Saturday 19 October 2013

Frontier : Why You Should Be Ashamed

The Society for Environmental Exploration (Frontier)
50-52 Rivington Street
London    EC2A 3QP
United Kingdom


Frontier,

This is in response to the departure of the Principal Investigator at Frontier’s site at Utende, Mafia Island.

It is in spite of my presumption that this letter will not be read and almost certainly not responded to that I write it anyways.  I originally wanted to rebuke Frontier for its woefully unprofessional, bizarrely ignorant and quite frankly cowardly approach to the situation which had developed.  But with a little time to think, it occurred to me that your actions were less awful than they were sad, less absurd than they were tragic.  I’ve lived on Mafia for two months.  I’ve been listening, I’ve been watching, and I’ve been gritting my teeth.  I had to commit doublethink to prevent myself from realising – or just opening my eyes to the fact – that your company has become a lie.  Not a hurt-no-one, corporate marketing white lie, but a dangerous, pernicious, and perpetual falsehood that breeds injustice like mushrooms on manure.  It should’ve been obvious to me that you’d do what you did to your staff and volunteers, I should have seen it coming from miles away.  It was barely concealed in the shadow between your two faces.

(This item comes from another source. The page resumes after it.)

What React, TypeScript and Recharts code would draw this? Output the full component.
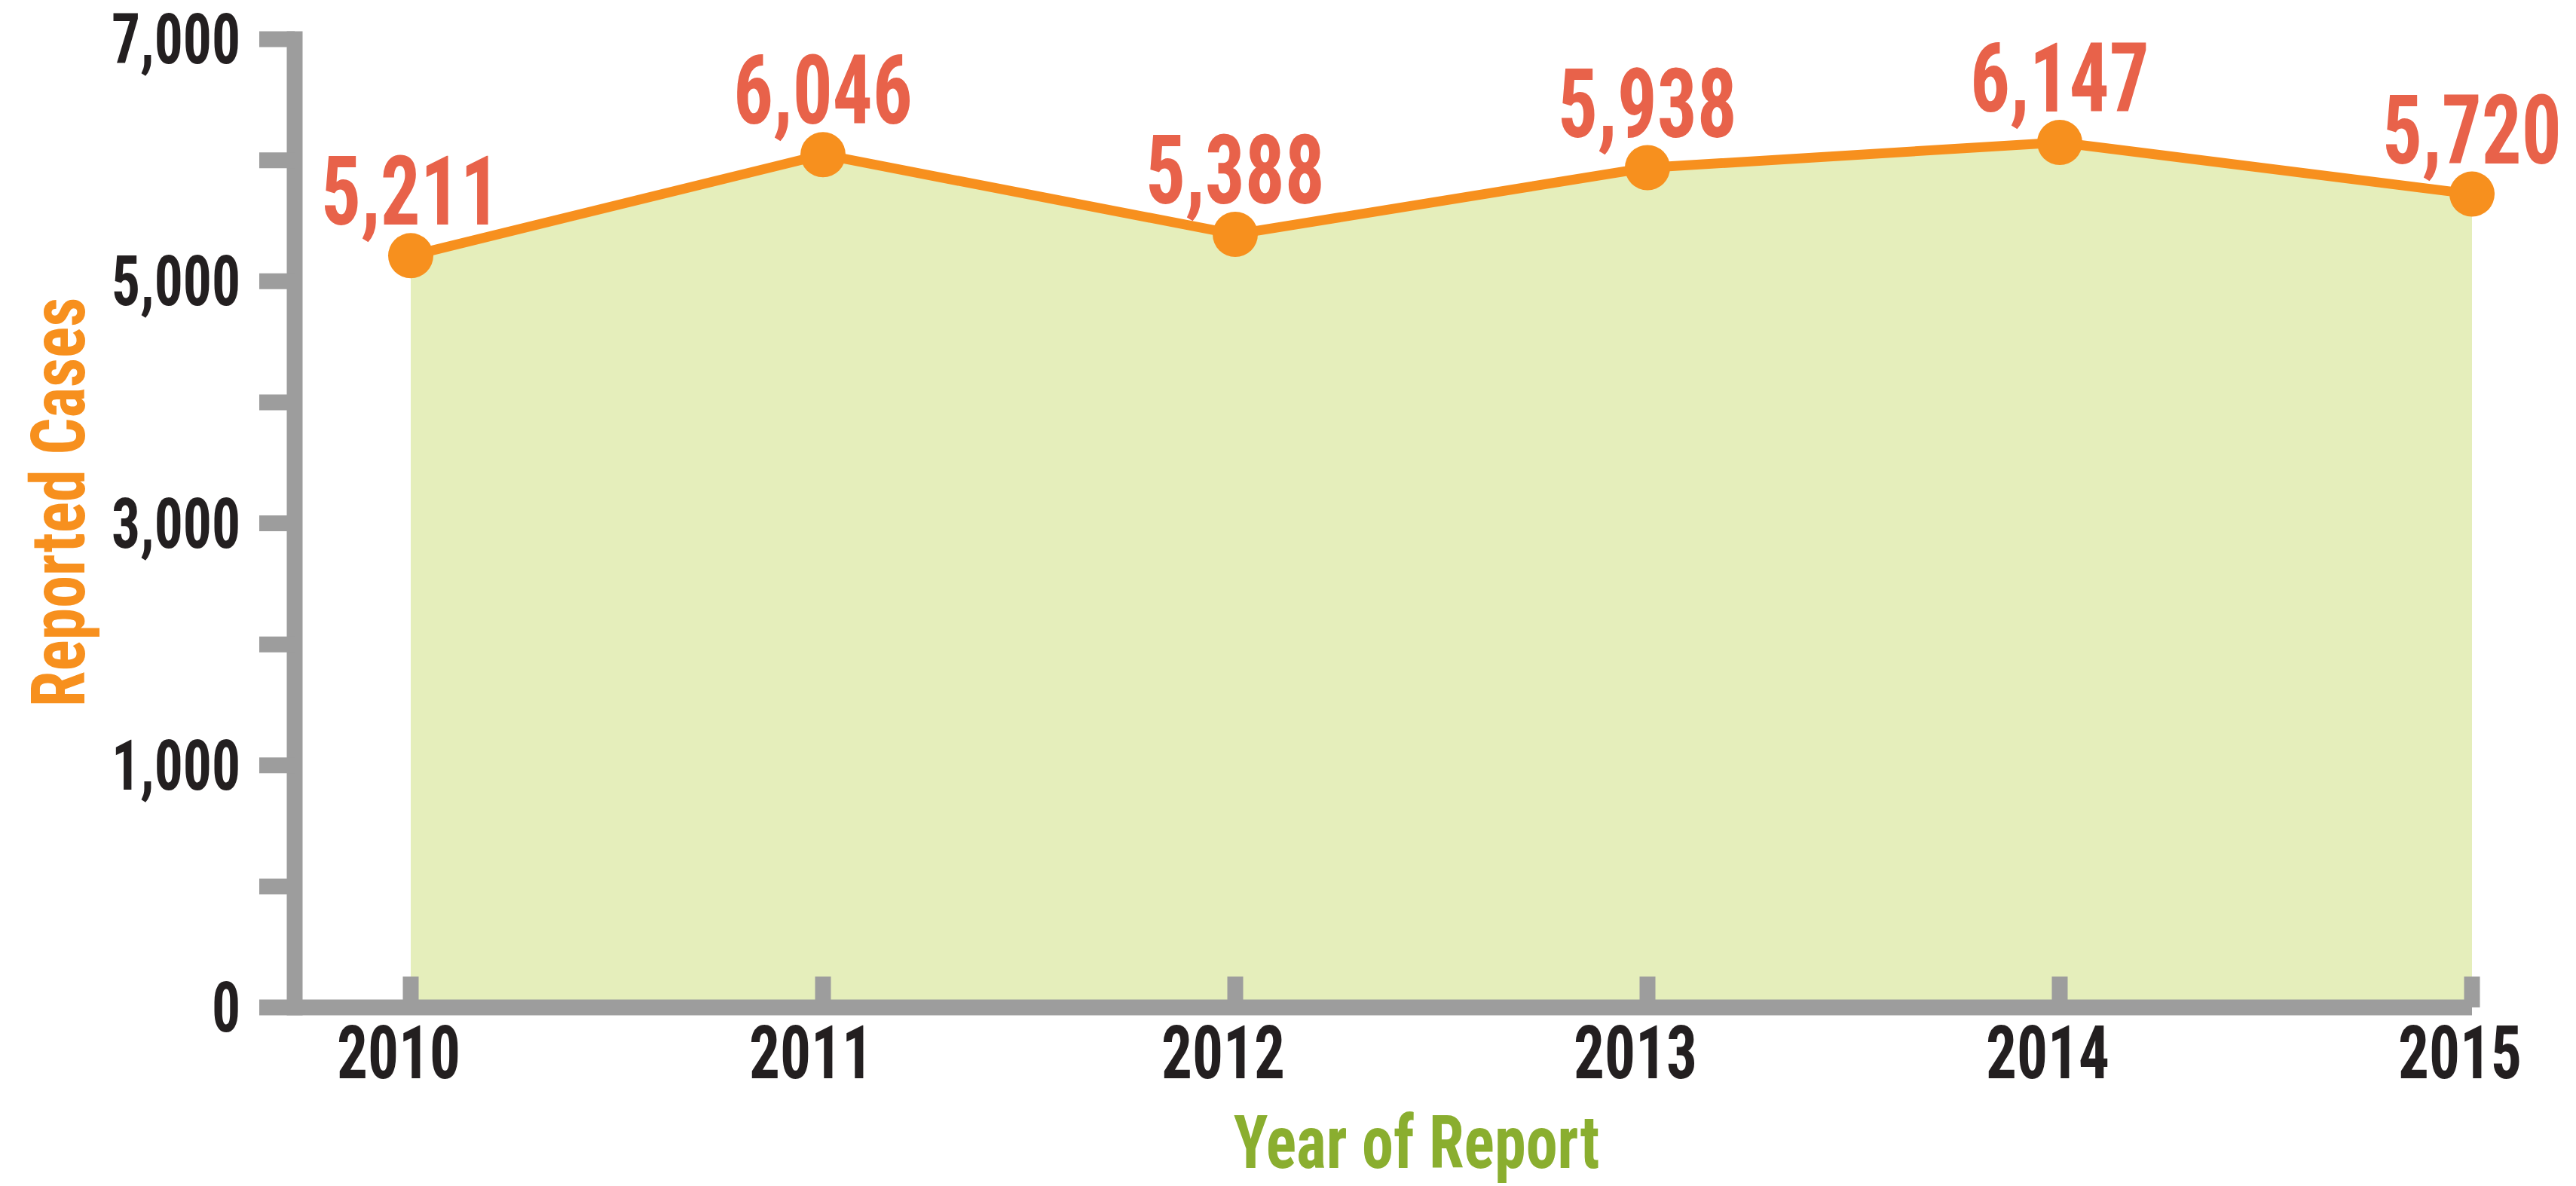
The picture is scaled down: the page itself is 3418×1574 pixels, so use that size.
import React from "react";
import { AreaChart, Area, XAxis, YAxis, LabelList } from "recharts";

// ── Data ─────────────────────────────────────────────────────────────────────

const years = ["2010", "2011", "2012", "2013", "2014", "2015"];
const reportedCases = [5211, 6046, 5388, 5938, 6147, 5720];

// the axis is drawn with a break: its bottom tick is labelled "0"
const yTickValues = [-1000, 0, 1000, 2000, 3000, 4000, 5000, 6000, 7000];
const yTickText = ["0", "", "1,000", "", "3,000", "", "5,000", "", "7,000"];

const data = years.map((year, i) => ({ year, cases: reportedCases[i] }));

// ── Styles ───────────────────────────────────────────────────────────────────

const FONT = "'Roboto Condensed', Roboto, 'Open Sans', sans-serif";
const AXIS_GREY = "#9d9d9d";
const INK = "#231f20";
const ORANGE = "#f7901e";
const LABEL_RED = "#e8624a";
const FILL = "#e5eebb";
const TITLE_GREEN = "#8aae2f";

// the reference face is narrower than anything installed
const NUM_SX = 0.82;
const TITLE_SX = 0.86;

const W = 3418;
const H = 1574;

// text squeezed horizontally around its anchor point
function Narrow({ x, y, sx, rotate = 0, children, ...rest }: any) {
  return (
    <text
      x={0}
      y={0}
      transform={`translate(${x} ${y}) rotate(${rotate}) scale(${sx} 1)`}
      fontFamily={FONT}
      fontWeight={700}
      {...rest}
    >
      {children}
    </text>
  );
}

function YTitle({ viewBox }: any) {
  const x = (viewBox?.x ?? 0) + 112;
  const y = (viewBox?.y ?? 0) + (viewBox?.height ?? 0) / 2 - 28;
  return (
    <Narrow x={x} y={y} sx={TITLE_SX} rotate={-90} textAnchor="middle" fill={ORANGE} fontSize={100}>
      Reported Cases
    </Narrow>
  );
}

function XTitle({ viewBox }: any) {
  const x = (viewBox?.x ?? 0) + (viewBox?.width ?? 0) / 2 + 44;
  const y = (viewBox?.y ?? 0) + 213;
  return (
    <Narrow x={x} y={y} sx={TITLE_SX} textAnchor="middle" fill={TITLE_GREEN} fontSize={98}>
      Year of Report
    </Narrow>
  );
}

function XTick({ x, y, payload }: any) {
  return (
    <Narrow x={x - 16} y={y + 70} sx={NUM_SX} textAnchor="middle" fill={INK} fontSize={99}>
      {payload.value}
    </Narrow>
  );
}

function YTick({ x, y, payload }: any) {
  const text = yTickText[yTickValues.indexOf(payload.value)] ?? "";
  return (
    <Narrow x={x} y={y + 32} sx={NUM_SX} textAnchor="end" fill={INK} fontSize={92}>
      {text}
    </Narrow>
  );
}

function ValueLabel({ x, y, value }: any) {
  return (
    <Narrow x={x} y={y - 41} sx={NUM_SX} textAnchor="middle" fill={LABEL_RED} fontSize={128}>
      {Number(value).toLocaleString("en-US")}
    </Narrow>
  );
}

export default function App() {
  return (
    <div
      style={{
        position: "absolute",
        left: 0,
        top: 0,
        width: W,
        height: H,
        background: "#ffffff",
        overflow: "hidden",
      }}
    >
      <AreaChart
        width={W}
        height={H}
        data={data}
        margin={{ top: 52, right: 138, bottom: 0, left: 0 }}
      >
        <Area
          type="linear"
          dataKey="cases"
          baseValue="dataMin"
          stroke={ORANGE}
          strokeWidth={13}
          fill={FILL}
          fillOpacity={1}
          dot={{ r: 30, fill: ORANGE, stroke: ORANGE, strokeWidth: 0 }}
          activeDot={false}
          isAnimationActive={false}
        >
          <LabelList dataKey="cases" content={<ValueLabel />} />
        </Area>
        <XAxis
          dataKey="year"
          height={237}
          padding={{ left: 154, right: 0 }}
          axisLine={{ stroke: AXIS_GREY, strokeWidth: 21 }}
          tickLine={{ stroke: AXIS_GREY, strokeWidth: 21 }}
          tickSize={-41}
          tickMargin={65}
          interval={0}
          tick={<XTick />}
          label={<XTitle />}
        />
        <YAxis
          type="number"
          width={391}
          domain={[-1000, 7000]}
          ticks={yTickValues}
          interval={0}
          axisLine={{ stroke: AXIS_GREY, strokeWidth: 21, strokeLinecap: "square" }}
          tickLine={{ stroke: AXIS_GREY, strokeWidth: 21 }}
          tickSize={47}
          tickMargin={25}
          tick={<YTick />}
          label={<YTitle />}
        />
      </AreaChart>
    </div>
  );
}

Do you know what everyone on Mafia thinks of Frontier?  You can scratch out all the things that you tell those volunteers you’re so desperate to enlist: community development, conservation, research, and “environmental exploration”.  Each of these is a joke that gets few laughs among the locals – perhaps the Nutella-seller in Kilindoni or the bar owner in Utende think its funny, but everyone else appreciates the true substance of what your organisation has become.  Here on Mafia, Frontier equals a bunch of spoiled, undisciplined, loud drunks who are, by emulation or selection or accident, so pitifully bored and insular and self-serving that they can’t notice when they’re no longer welcome, if they even care to think of what welcome means.  Frontier equates to a company that hasn’t done any real research on the island for a decade, who couldn’t care less that the reports just stack up on dusty shelves in the marine park offices while corrupt officials think only of how much of the next $20 visitor fee they can pocket.  Frontier means English teachers who are welcome and sorely needed, but who lack the resources, training, organisation or staying power to make any lasting difference.  Frontier means a fenced-off, segregated square of Utende where the privileged westerners contribute absolutely nothing else save for lousy pay to a few local employees, the occasional meal outside the walls, and, of course, many, many trips to the bar.  Frontier here is the worst boredom there can be: the kind of boredom that is a choice.  A wilful, measured and unabashed decision to receive your own myth and do nothing in return.

And so what happens when someone comes in to try to change this, to return the focus to science, outreach, principles and good work?  You eschew the chance and sign off on vendetta.  You reward the bullies and punish the bullied.  You are either unable to perceive that the gossip you hear is indeed a concerted, backstabbing effort on the part of lazy, sexist reactionaries and ambitious schemers who despise and torment the few who attempt to do what Frontier says it does; or, you know it is all juvenile politics, you know it’s shameful belligerence, and you suspend fairness anyways so you can join the cool gang.  Maybe you calculate you’ll get better volunteer reviews this way, or perhaps just less of a hard time in your London office.  So you confirm what so many suspect: that Frontier isn’t really a not-for-profit research organisation, but rather a profitless gap-year business.  You take the easy way out.  You slip into the clothes of a coward and hope no one will check the label.

I think you know damn well why you should be ashamed.  It isn’t really because you did the wrong or unfair thing, which you certainly did.  It isn’t that you miscalculated personal attributes on hiring, misjudged relationships on site, or mistook the low road for a high one.  It isn’t even because you made a mistake which in the long run could, and in all likeliness will, make local operations worse and hang your gap-year financiers out to dry.  Rather, it’s because you’ve spoiled the opportunity.  20 years ago you built something positive here, something meaningful, significant and promising.  Whether the habit of time has eroded your original spirit, or ambition has rusted your nobler intentions, or sheer atrophy has cowered you into an extractive, money-making machine, still there are opportunities to redress the imbalance, and restore some semblance of dignity to what you do, or at least say you do.

You killed that.  I’m sure it wasn’t the first time, it won’t be the last.  Maybe ignorance increases with revenue margins, and betrayal gets easier to hide with corporate size.  But there are only a certain number of deaths your institution can sustain before everyone realises that you yourself have become the corpse they forgot to bury.